**AIM OF THE EXERCISE**: In the entries below, count every line with the string "this". State the count and nothing else.

[Stored records]
## START
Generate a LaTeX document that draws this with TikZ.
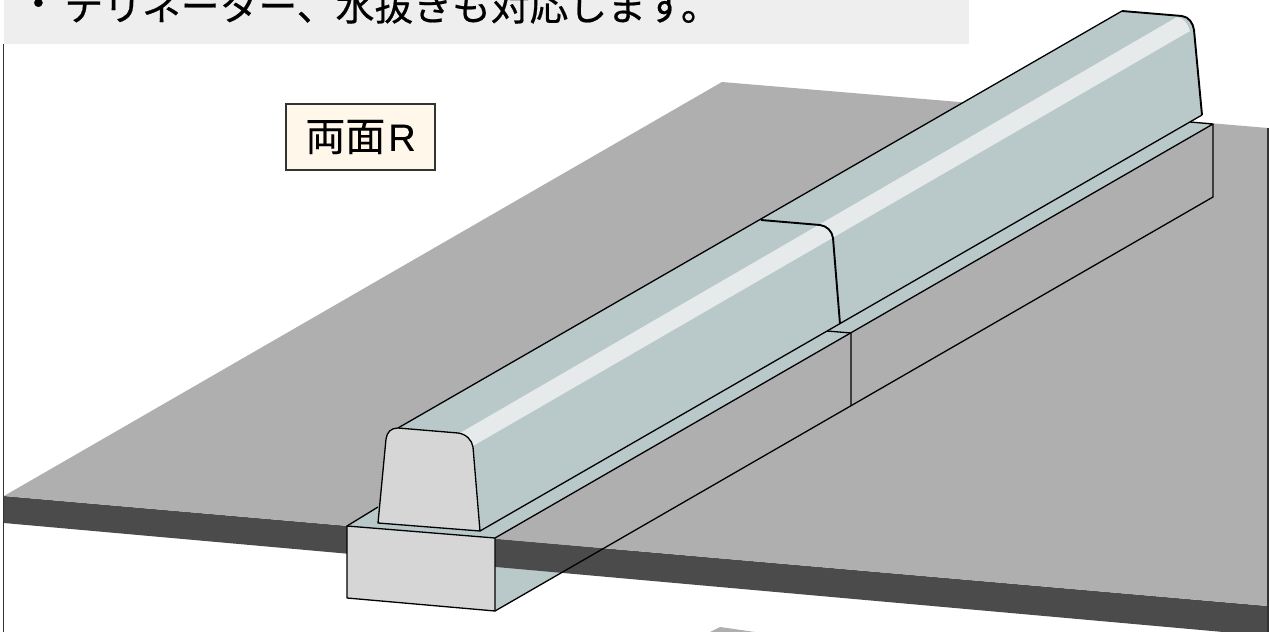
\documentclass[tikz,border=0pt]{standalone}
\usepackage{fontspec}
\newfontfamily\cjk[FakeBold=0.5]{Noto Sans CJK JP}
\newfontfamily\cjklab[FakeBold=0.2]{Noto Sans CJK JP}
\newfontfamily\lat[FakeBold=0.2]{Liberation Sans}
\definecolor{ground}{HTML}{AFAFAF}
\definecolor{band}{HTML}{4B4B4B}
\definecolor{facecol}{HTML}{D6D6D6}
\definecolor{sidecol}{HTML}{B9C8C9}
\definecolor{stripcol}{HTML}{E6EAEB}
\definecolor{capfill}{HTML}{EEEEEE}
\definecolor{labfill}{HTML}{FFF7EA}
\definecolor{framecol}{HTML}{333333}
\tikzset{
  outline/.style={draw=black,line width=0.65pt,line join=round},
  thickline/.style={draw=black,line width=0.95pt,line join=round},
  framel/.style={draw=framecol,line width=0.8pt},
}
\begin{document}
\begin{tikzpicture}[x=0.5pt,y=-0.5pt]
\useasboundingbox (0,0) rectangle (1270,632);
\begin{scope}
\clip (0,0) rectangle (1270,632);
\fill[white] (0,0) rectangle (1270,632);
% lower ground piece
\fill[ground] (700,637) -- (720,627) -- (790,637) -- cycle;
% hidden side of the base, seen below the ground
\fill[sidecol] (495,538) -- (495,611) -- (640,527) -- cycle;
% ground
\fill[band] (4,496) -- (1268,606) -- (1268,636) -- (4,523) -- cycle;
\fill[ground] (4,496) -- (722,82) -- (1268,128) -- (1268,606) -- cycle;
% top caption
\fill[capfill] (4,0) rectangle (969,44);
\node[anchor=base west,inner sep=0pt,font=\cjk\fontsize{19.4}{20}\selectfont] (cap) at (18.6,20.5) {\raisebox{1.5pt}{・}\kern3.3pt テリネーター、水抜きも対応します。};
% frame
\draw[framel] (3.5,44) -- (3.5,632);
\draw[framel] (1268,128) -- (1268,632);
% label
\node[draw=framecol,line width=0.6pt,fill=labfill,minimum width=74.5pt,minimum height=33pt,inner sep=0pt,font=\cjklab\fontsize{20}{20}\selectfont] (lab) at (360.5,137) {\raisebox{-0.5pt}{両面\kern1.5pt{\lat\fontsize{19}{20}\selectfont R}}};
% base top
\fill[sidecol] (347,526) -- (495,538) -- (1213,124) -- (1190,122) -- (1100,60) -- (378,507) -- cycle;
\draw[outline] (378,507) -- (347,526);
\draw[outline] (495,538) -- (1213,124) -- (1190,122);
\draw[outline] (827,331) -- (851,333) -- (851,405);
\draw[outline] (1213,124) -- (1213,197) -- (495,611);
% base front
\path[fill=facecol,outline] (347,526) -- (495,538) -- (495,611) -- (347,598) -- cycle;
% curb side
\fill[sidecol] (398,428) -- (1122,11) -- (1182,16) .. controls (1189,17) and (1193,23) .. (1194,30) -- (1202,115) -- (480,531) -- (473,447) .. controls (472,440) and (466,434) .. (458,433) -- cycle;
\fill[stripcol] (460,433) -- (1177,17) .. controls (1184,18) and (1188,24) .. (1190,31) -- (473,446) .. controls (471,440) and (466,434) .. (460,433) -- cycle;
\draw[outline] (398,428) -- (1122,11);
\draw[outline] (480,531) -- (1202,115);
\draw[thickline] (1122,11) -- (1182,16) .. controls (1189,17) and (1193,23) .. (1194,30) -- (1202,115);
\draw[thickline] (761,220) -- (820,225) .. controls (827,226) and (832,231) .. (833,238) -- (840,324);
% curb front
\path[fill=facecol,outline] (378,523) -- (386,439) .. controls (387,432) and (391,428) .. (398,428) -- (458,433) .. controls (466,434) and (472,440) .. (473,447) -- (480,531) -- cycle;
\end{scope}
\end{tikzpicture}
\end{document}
## END
## START
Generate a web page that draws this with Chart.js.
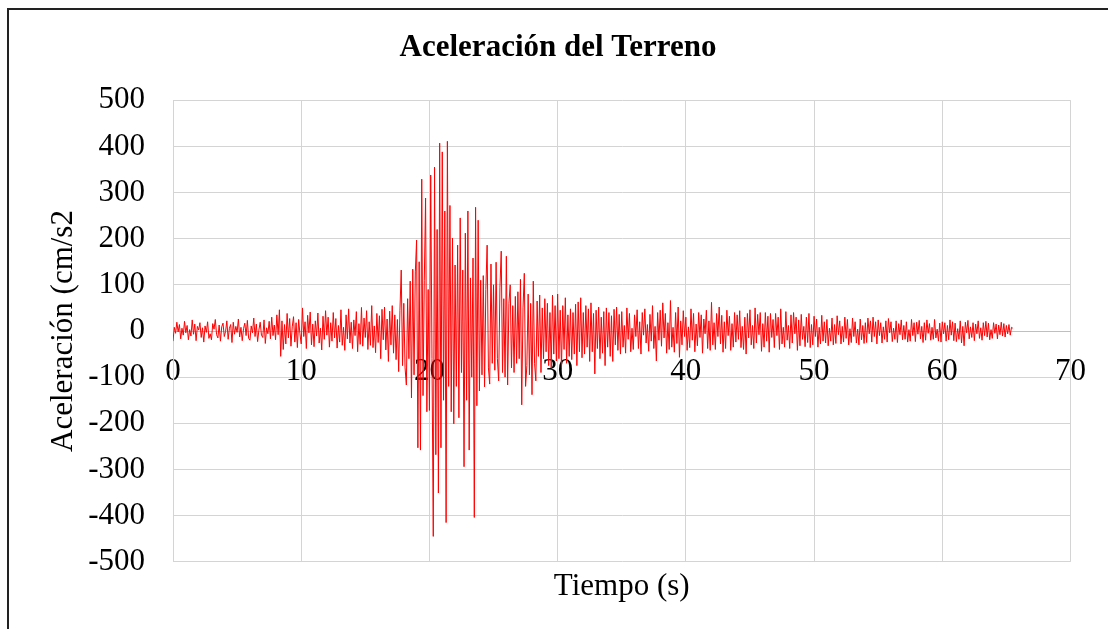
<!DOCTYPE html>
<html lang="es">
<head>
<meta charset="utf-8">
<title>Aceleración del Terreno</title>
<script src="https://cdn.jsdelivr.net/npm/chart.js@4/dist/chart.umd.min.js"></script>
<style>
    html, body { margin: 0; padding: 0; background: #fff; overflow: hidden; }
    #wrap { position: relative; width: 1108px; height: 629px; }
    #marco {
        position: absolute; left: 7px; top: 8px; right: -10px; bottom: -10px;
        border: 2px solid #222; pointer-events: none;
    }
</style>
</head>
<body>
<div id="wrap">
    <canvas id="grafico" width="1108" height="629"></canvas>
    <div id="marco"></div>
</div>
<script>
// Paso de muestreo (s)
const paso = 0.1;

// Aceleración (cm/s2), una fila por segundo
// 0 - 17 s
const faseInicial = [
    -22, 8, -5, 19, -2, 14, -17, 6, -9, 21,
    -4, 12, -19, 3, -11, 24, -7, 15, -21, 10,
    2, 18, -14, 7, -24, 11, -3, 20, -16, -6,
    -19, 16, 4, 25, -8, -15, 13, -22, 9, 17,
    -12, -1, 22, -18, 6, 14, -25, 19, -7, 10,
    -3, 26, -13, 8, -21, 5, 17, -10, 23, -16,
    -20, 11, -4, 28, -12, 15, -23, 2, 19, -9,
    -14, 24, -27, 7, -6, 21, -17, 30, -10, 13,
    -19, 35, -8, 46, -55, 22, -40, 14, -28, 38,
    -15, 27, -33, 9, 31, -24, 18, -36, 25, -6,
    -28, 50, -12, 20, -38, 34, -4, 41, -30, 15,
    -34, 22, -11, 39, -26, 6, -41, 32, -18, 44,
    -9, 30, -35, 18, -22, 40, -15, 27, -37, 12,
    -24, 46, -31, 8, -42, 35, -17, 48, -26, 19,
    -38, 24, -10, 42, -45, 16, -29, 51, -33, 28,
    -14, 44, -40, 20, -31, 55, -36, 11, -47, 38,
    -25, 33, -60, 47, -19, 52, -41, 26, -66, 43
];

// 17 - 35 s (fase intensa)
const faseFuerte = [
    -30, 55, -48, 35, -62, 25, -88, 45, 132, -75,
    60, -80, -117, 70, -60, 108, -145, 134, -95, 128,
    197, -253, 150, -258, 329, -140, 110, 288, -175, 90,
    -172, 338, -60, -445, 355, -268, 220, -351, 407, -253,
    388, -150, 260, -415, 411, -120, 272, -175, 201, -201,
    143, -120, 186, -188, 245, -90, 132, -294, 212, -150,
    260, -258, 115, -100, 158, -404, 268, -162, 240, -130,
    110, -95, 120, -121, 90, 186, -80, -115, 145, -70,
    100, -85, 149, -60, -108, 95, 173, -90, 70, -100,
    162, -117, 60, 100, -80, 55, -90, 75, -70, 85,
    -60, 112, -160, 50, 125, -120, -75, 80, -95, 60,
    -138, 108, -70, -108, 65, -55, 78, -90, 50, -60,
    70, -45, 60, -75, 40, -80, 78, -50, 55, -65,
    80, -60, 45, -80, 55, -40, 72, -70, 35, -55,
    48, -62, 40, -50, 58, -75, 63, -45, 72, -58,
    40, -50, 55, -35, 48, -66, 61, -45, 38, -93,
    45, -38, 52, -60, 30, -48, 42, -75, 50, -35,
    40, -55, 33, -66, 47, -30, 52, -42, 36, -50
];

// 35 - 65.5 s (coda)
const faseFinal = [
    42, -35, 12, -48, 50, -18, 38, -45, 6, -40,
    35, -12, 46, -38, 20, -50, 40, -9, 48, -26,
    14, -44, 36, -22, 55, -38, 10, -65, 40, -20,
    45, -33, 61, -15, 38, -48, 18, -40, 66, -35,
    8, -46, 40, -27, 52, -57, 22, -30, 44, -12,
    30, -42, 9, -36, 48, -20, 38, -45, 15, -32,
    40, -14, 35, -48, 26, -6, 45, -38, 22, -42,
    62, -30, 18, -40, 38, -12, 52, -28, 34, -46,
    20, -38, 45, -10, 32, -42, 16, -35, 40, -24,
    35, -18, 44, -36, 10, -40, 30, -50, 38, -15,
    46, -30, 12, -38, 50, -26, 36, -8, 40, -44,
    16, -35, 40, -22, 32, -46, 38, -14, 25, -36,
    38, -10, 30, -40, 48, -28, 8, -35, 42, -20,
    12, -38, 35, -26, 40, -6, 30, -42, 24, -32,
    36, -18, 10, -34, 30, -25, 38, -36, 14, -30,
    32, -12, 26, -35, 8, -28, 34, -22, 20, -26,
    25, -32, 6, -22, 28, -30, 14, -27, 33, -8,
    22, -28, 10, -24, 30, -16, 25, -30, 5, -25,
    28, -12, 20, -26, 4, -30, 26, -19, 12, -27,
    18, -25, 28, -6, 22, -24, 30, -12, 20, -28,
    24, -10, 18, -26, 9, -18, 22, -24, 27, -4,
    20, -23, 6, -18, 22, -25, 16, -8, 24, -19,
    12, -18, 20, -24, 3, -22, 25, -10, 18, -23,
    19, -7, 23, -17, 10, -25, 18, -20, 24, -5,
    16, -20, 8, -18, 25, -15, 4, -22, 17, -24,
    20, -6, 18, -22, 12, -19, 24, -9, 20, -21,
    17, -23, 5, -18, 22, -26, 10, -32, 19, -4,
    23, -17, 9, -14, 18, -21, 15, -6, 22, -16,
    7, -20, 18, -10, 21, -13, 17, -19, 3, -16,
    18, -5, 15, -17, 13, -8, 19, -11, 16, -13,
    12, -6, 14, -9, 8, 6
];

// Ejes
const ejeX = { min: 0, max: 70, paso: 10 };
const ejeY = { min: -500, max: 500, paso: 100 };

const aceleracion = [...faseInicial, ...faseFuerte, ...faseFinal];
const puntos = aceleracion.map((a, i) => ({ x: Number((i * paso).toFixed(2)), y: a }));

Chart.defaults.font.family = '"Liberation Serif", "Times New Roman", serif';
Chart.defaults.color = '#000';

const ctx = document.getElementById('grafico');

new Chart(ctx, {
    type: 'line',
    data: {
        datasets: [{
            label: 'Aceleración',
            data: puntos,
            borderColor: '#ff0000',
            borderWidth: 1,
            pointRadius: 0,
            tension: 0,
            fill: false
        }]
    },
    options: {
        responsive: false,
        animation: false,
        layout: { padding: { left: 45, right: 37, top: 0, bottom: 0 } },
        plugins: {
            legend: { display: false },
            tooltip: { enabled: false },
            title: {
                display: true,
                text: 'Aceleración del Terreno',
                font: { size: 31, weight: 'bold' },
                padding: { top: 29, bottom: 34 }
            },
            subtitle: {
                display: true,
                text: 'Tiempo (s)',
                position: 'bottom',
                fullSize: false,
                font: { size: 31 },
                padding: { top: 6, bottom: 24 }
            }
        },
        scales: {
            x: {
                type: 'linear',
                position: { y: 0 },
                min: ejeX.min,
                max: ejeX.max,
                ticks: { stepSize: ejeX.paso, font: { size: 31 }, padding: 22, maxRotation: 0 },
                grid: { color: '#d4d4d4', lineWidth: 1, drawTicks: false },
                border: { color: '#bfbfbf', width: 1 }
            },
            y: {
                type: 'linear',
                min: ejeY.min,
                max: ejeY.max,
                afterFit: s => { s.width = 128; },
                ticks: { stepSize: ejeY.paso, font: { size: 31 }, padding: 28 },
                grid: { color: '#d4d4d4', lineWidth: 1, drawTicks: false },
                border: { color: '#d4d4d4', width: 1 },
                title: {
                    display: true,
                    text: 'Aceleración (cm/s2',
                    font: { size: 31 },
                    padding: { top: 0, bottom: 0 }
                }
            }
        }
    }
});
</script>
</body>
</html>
## END
**FINISHED EXERCISE**: 2